**DO THIS**. Quote from the first line below through the line that contains "const colB = '#4682B4';", both included, and leave the pictures out.

**DATA PROVIDED**.
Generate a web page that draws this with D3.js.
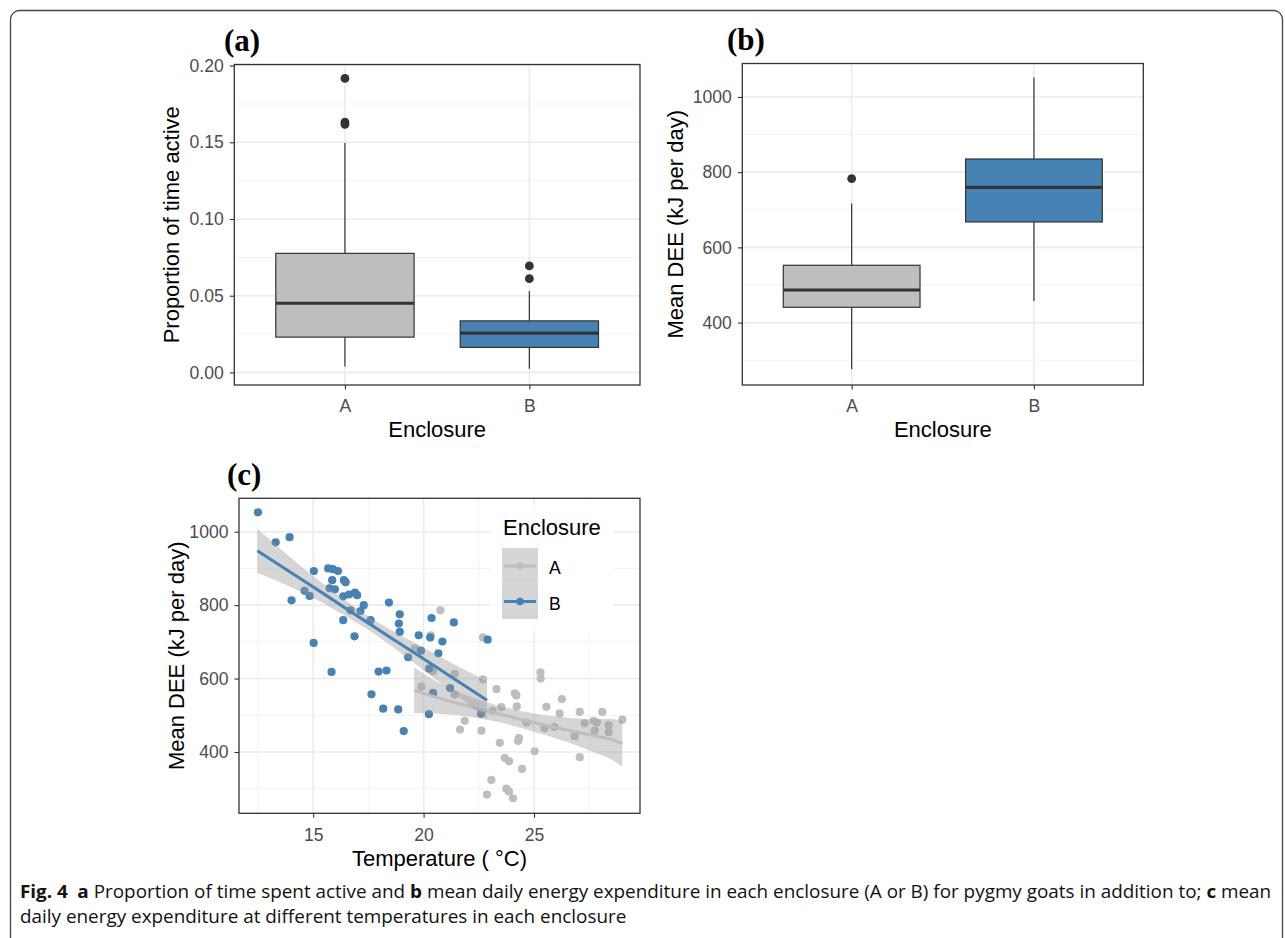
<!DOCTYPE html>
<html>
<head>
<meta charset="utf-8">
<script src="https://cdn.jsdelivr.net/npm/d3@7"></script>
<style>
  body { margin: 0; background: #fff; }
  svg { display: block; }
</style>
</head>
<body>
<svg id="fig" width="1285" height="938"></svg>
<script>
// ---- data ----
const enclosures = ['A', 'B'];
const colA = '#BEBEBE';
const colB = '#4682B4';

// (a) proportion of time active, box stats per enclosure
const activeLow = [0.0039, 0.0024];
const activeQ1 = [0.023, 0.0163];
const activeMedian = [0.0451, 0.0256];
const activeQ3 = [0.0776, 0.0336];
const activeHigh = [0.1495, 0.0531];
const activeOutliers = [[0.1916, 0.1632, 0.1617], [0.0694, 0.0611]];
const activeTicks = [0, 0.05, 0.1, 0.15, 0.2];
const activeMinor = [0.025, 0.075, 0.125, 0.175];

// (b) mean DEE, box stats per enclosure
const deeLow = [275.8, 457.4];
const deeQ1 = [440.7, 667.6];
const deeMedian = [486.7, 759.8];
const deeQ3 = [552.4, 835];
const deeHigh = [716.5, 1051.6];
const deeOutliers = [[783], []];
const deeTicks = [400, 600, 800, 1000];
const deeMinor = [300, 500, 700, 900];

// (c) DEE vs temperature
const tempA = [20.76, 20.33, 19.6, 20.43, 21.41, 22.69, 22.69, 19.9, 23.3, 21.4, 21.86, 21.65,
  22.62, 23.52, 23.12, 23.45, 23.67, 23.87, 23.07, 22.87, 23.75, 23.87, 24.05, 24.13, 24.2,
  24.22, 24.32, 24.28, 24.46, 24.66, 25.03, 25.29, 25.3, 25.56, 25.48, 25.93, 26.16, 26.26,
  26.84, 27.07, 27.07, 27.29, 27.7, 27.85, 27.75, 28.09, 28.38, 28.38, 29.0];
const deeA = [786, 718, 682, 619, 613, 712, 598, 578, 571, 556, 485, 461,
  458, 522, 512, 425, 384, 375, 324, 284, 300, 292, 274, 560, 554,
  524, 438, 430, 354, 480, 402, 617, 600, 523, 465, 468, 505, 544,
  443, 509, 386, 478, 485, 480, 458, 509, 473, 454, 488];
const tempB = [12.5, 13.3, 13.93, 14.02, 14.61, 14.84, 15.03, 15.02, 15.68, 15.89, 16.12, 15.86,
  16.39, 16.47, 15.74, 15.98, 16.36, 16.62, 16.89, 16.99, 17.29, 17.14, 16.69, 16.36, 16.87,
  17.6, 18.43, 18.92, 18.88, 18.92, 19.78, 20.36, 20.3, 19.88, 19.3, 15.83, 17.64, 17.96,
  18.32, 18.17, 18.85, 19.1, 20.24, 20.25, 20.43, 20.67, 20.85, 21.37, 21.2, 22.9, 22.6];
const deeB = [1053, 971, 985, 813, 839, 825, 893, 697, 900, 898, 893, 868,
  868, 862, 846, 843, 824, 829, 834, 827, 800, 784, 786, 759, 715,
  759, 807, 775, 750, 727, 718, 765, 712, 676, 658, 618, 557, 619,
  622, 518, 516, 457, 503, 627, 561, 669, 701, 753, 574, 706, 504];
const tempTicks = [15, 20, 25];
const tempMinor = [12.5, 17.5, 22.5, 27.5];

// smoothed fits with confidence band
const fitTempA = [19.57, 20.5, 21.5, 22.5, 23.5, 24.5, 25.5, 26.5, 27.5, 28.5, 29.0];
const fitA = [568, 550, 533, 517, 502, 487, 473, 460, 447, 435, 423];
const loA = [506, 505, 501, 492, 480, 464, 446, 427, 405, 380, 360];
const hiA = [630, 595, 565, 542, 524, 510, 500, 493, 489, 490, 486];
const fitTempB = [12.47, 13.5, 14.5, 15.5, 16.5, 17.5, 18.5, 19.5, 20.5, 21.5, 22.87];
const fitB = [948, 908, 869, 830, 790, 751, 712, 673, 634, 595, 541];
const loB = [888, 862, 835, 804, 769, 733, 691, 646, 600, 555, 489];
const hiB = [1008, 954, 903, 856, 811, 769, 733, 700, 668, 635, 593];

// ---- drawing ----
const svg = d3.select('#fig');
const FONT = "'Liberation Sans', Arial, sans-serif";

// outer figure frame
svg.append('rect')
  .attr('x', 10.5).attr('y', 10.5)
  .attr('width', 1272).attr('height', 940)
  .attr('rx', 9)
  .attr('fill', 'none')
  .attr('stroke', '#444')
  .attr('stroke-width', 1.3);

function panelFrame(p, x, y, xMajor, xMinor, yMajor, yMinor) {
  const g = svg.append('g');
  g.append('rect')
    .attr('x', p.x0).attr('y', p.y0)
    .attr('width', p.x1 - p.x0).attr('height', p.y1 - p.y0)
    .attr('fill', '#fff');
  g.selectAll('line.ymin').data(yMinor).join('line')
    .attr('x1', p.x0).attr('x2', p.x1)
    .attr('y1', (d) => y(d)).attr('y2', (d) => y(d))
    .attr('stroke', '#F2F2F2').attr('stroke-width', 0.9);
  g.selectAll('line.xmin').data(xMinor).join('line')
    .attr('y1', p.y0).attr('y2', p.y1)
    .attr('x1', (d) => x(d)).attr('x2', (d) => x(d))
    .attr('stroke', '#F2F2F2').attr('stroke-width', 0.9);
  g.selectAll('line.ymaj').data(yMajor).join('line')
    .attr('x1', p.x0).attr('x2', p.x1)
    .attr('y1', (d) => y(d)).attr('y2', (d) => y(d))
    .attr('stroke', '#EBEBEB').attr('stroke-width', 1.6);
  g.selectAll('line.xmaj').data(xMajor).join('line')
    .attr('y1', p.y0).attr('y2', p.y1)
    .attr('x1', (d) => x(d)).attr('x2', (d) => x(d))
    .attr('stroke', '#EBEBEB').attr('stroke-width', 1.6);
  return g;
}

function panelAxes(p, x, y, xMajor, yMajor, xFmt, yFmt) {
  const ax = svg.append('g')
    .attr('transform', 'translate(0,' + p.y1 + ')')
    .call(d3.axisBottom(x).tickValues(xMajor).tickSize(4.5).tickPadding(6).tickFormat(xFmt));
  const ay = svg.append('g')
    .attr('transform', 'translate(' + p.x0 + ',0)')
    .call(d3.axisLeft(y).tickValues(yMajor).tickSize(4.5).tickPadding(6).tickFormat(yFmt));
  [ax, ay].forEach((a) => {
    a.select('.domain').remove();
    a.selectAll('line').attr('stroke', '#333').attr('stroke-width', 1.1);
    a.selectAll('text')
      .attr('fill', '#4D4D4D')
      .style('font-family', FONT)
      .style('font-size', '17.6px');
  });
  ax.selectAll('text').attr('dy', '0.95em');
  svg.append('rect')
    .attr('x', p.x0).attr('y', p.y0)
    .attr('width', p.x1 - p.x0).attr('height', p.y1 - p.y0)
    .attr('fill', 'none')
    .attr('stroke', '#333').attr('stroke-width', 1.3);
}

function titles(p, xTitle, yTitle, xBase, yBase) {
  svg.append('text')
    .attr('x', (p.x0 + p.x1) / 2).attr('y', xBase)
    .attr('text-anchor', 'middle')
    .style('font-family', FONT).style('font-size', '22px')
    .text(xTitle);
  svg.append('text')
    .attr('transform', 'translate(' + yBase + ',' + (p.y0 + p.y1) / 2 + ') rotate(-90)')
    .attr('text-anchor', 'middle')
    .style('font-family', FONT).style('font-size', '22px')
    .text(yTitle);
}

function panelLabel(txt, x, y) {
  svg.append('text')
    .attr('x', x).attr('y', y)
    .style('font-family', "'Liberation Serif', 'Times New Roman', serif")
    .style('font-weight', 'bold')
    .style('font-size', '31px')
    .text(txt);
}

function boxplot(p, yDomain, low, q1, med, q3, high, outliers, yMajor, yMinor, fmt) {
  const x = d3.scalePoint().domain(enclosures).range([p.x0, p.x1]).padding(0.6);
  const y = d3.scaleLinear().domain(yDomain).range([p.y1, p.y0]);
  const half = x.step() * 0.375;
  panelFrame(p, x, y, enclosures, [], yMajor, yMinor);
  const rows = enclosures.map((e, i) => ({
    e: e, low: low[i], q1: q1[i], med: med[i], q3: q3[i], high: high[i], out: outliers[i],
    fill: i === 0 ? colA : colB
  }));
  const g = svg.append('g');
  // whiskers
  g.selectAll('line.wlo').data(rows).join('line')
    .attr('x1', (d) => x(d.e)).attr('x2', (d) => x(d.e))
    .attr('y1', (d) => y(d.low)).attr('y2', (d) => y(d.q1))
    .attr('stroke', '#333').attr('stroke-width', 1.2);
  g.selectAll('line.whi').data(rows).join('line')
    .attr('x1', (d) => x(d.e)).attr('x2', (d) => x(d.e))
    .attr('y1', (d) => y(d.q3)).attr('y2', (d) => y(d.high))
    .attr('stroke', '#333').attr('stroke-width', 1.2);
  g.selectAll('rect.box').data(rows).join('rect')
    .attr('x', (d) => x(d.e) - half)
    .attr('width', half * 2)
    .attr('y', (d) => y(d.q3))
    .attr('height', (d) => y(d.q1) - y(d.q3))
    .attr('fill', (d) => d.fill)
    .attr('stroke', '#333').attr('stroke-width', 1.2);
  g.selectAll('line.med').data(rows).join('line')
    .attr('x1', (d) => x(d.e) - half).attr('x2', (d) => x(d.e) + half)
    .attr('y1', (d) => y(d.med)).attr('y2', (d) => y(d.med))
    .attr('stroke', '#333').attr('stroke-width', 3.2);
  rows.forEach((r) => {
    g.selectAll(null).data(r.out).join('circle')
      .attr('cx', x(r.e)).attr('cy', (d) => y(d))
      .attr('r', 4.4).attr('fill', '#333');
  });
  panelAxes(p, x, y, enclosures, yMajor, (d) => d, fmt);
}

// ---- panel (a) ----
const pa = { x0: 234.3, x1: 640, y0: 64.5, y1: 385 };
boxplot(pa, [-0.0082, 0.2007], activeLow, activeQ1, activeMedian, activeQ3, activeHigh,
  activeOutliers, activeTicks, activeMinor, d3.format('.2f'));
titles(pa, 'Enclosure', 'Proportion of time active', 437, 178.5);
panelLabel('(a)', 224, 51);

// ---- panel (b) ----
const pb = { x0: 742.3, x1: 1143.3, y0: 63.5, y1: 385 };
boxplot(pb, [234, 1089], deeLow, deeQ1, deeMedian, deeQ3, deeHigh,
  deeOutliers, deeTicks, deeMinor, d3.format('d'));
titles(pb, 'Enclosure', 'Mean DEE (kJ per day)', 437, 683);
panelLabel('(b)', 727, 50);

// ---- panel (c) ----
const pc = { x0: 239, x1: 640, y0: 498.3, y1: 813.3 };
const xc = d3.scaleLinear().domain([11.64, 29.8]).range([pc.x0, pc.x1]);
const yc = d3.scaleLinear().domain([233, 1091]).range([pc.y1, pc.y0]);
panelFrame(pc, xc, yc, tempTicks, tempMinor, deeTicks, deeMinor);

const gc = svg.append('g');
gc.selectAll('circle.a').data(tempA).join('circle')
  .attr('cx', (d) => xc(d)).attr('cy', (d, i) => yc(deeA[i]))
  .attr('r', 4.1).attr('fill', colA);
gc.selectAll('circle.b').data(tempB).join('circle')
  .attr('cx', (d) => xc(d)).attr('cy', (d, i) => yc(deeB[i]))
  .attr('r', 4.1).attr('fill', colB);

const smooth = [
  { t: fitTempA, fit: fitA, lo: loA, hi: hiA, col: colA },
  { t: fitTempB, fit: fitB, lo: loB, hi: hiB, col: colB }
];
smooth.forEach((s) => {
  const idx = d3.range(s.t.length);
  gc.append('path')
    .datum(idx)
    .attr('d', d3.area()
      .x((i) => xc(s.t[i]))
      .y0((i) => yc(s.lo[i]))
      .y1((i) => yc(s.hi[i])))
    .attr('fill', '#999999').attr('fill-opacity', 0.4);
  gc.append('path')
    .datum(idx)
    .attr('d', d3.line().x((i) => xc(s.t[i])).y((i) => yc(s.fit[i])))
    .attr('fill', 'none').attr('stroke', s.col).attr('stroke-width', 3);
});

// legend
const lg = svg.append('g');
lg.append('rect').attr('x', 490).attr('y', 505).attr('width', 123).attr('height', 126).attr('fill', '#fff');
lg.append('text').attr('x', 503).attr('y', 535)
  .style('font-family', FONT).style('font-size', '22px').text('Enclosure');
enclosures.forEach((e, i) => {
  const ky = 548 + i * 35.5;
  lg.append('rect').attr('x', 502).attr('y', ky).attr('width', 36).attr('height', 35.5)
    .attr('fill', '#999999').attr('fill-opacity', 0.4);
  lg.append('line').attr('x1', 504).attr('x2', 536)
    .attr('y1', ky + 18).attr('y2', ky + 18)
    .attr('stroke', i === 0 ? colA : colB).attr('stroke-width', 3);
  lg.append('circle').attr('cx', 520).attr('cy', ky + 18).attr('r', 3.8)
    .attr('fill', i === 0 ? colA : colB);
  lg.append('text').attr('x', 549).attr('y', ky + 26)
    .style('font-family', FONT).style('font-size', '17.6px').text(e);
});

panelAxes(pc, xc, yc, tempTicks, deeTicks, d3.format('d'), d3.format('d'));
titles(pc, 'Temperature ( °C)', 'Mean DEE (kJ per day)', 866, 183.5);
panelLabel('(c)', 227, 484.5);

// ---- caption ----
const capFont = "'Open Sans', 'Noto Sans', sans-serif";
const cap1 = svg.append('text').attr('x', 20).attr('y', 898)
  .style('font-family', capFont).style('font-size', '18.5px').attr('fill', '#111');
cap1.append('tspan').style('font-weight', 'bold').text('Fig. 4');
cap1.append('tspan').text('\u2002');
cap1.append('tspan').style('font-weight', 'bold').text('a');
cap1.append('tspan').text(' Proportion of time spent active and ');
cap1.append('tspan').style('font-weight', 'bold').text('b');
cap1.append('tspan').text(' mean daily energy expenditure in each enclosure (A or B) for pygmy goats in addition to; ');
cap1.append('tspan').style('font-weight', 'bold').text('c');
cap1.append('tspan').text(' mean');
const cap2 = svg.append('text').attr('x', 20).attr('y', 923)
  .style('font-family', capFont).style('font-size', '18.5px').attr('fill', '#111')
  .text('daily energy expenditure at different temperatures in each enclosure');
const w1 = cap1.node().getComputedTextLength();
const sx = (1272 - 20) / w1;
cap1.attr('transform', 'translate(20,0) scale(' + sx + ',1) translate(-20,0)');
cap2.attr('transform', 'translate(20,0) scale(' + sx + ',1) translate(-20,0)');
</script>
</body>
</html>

**WRITTEN RESPONSE**.
Generate a web page that draws this with D3.js.
<!DOCTYPE html>
<html>
<head>
<meta charset="utf-8">
<script src="https://cdn.jsdelivr.net/npm/d3@7"></script>
<style>
  body { margin: 0; background: #fff; }
  svg { display: block; }
</style>
</head>
<body>
<svg id="fig" width="1285" height="938"></svg>
<script>
// ---- data ----
const enclosures = ['A', 'B'];
const colA = '#BEBEBE';
const colB = '#4682B4';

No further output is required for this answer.